Salah seorang teman pada reunian kecil-kecilan tersebut sempat mengeluarkan pernyataan bahwa setiap individu itu sudah ada “garis tangannya”. Bila ada yang melanjutkan pendidikan ke jenjang yang lebih tinggi seperti magister, tentu itu sudah pilihan terbaiknya. Jika ada rekan-rekan yang diterima bekerja pada perusahaan swasta ternama atau BUMN, itu pun sudah nasibnya. Mungkin saja di antara kita ingin menjadi seorang entrepreneur yang sukses, itu sudah keputusan terbaik, bahkan bila sahabat kita ada yang lulus seleksi ASN, itu pun sudah “garis tangannya”.
Akan tetapi, hal yang kadang menyebalkan ialah komentar tentang jalan yang dipilih untuk berkarier. Misalnya seseorang yang ketika kuliah di jurusan A, justru bekerja di bidang B. Padahal, itu lumrah saja dan tidak sedikit pula yang menjalani hal serupa itu. Setiap orang saya kira dapat mengembangkan kemampuannya di bidang apa pun meskipun tidak sejalan dengan latar pendidikan yang ditempuh. Sebagian orang sibuk menyayangkan hal itu. Padahal, jenjang pendidikan yang ditempuh oleh seseorang juga tidak melulu berurusan dengan karier yang dijalani.
Kita tentu tidak serta merta berpangku tangan untuk menunggu atau menerima tanpa adanya usaha. Setahu saya, teman-teman yang “garis tangannya” itu bagus, tentu memiliki usaha dan kerja keras yang tekun untuk meraihnya. Tidak ada kesuksesan tanpa usaha dan kerja keras. Begitu kata orang bijak. Tidak semua dari kami yang turut berpartisipasi dalam diskusi ringan itu pun setuju atau mengaminkan pernyataan tersebut. Ada pula yang menyanggah dengan memberikan sebuah pertanyaan. Di sisi lain, ada pula yang menyampaikan bahwa kita berusaha dan bekerja keras agar memperoleh nasib yang baik. Tuhan tidak akan mengubah nasib suatu kaum, jika kaum itu tidak berusaha untuk mengubahnya.

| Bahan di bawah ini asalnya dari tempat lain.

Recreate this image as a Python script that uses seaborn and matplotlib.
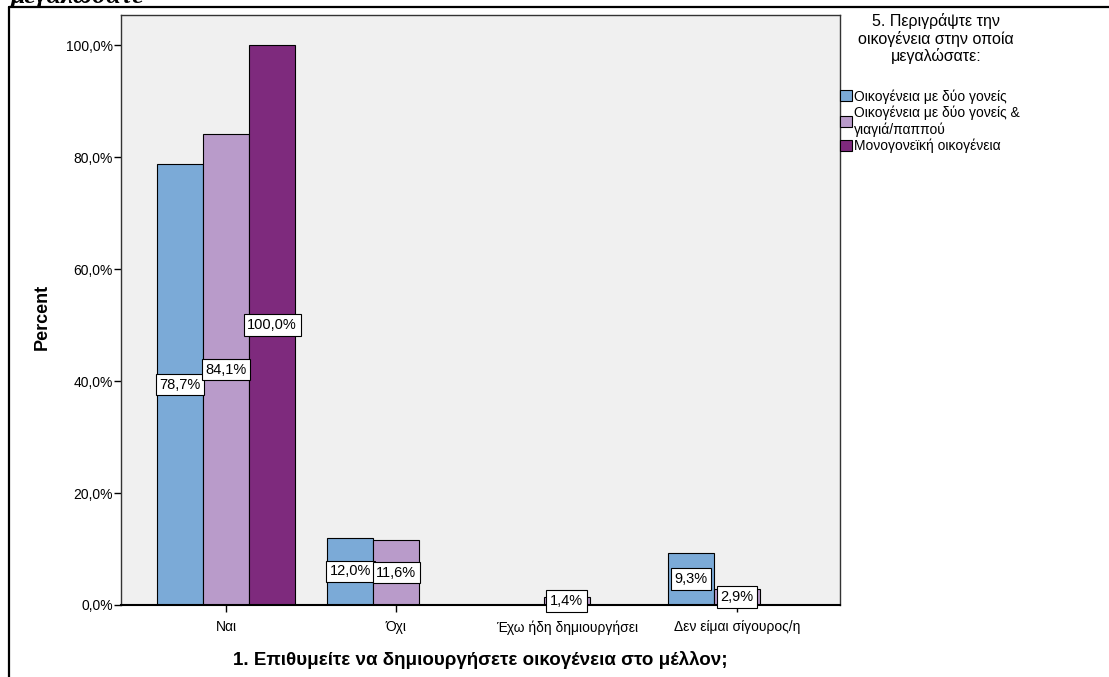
import pandas as pd
import numpy as np
import matplotlib.pyplot as plt
import seaborn as sns
from matplotlib.lines import Line2D
from matplotlib.patches import Patch

# data
categories = ["Ναι", "Όχι", "Έχω ήδη δημιουργήσει", "Δεν είμαι σίγουρος/η"]
groups = ["Οικογένεια με δύο γονείς",
          "Οικογένεια με δύο γονείς &\nγιαγιά/παππού",
          "Μονογονεϊκή οικογένεια"]
two_parents = [78.7, 12.0, 0.0, 9.3]
two_parents_grand = [84.1, 11.6, 1.4, 2.9]
single_parent = [100.0, 0.0, 0.0, 0.0]
colors = ["#7BAAD7", "#B99BCA", "#7E2A7D"]

df = pd.DataFrame({
    "answer": categories * 3,
    "family": [groups[0]] * 4 + [groups[1]] * 4 + [groups[2]] * 4,
    "percent": two_parents + two_parents_grand + single_parent,
})

sns.set_theme(style="white")
plt.rcParams["font.family"] = ["Liberation Sans", "DejaVu Sans"]
plt.rcParams["text.color"] = "black"
plt.rcParams["axes.labelcolor"] = "black"
plt.rcParams["xtick.color"] = "black"
plt.rcParams["ytick.color"] = "black"

fig = plt.figure(figsize=(11.09, 6.77), dpi=100)
ax = fig.add_axes([121 / 1109, 72 / 677, 719 / 1109, 590 / 677])
ax.set_facecolor("#F0F0F0")

sns.barplot(data=df, x="answer", y="percent", hue="family", order=categories,
            hue_order=groups, palette=colors, width=0.81, gap=0,
            edgecolor="black", linewidth=0.8, saturation=1, ax=ax, legend=False)

ax.set_xlim(-0.617, 3.605)
ax.set_ylim(0, 105.4)
ax.set_yticks([0, 20, 40, 60, 80, 100])
ax.set_yticklabels([f"{v:.1f}%".replace(".", ",") for v in [0, 20, 40, 60, 80, 100]])
ax.tick_params(axis="both", direction="out", length=5, width=1, color="black",
               labelsize=10, left=True, bottom=True)
ax.tick_params(axis="x", pad=6)
ax.tick_params(axis="y", pad=1)
for side in ["top", "right", "left"]:
    ax.spines[side].set_color("#333333")
    ax.spines[side].set_linewidth(1)
ax.spines["bottom"].set_color("black")
ax.spines["bottom"].set_linewidth(1.5)

ax.set_xlabel("1. Επιθυμείτε να δημιουργήσετε οικογένεια στο μέλλον;",
              fontsize=13.5, fontweight="bold")
ax.set_ylabel("Percent", fontsize=13, fontweight="bold")
ax.xaxis.set_label_coords(0.5, (605 - 651) / 590)
ax.yaxis.set_label_coords((51 - 121) / 719, (605 - 317) / 590)

# value labels in white boxes at half the bar height
for cont in ax.containers:
    for bar in cont:
        h = bar.get_height()
        if h > 0:
            ax.text(bar.get_x() + bar.get_width() / 2, h / 2,
                    f"{h:.1f}%".replace(".", ","), ha="center", va="center",
                    fontsize=10.5, zorder=5,
                    bbox=dict(boxstyle="square,pad=0.25", fc="white",
                              ec="black", lw=0.8))

# legend
fig.text(936 / 1109, 1 - 13 / 677,
         "5. Περιγράψτε την\nοικογένεια στην οποία\nμεγαλώσατε:",
         ha="center", va="top", fontsize=11.5, linespacing=1.13)
handles = [Patch(facecolor=c, edgecolor="black", linewidth=0.8) for c in colors]
fig.legend(handles, groups, loc="upper left",
           bbox_to_anchor=(840 / 1109, 1 - 89 / 677), frameon=False,
           fontsize=10, handlelength=0.85, handleheight=0.85,
           handletextpad=0.15, labelspacing=0.15, borderpad=0,
           borderaxespad=0)

# cut-off document text and the frame around the chart
fig.text(10 / 1109, 1 - 3 / 677, "μεγαλώσατε", fontsize=19,
         family="Liberation Serif", fontweight="bold", style="italic",
         va="baseline")
fig.add_artist(Line2D([9 / 1109, 9 / 1109], [0, 1 - 7 / 677],
                      color="black", lw=1.6, transform=fig.transFigure))
fig.add_artist(Line2D([9 / 1109, 1], [1 - 7 / 677, 1 - 7 / 677],
                      color="black", lw=1.6, transform=fig.transFigure))

fig.savefig("out.png", dpi=100, facecolor="white")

Namun, tidak mungkin pula untuk menyangkal hak istimewa yang diterima. Orang-orang lebih familiar menyebutnya dengan privilege. Hal istimewa menurut saya amat luas. Salah satunya didapatkan oleh seseorang dari latar belakang keluarga. misalnya berasal dari keluarga berkecukupan. Tentu soal materi tidak menjadi beban tersendiri baginya ketika menempuh pendidikan, sehingga ia bisa fokus dalam belajar
Begitulah pembicaraan kami pada malam itu. Setiap pernyataan akan dibenturkan dengan pendapat lainnya. Beragam argumen pun dikemukakan. Menurut saya begini, lain pula menurut teman. Ada benarnya juga masing-masing pendapat itu, tapi akan lebih baik untuk sementara waktu kembali pada pemahaman masing-masing, termasuk pembaca (mana tahu ada pendapat yang berbeda). Setidaknya reunian itu memberikan pemahaman bagi kami akan makna dari “garis tangan”. Semoga.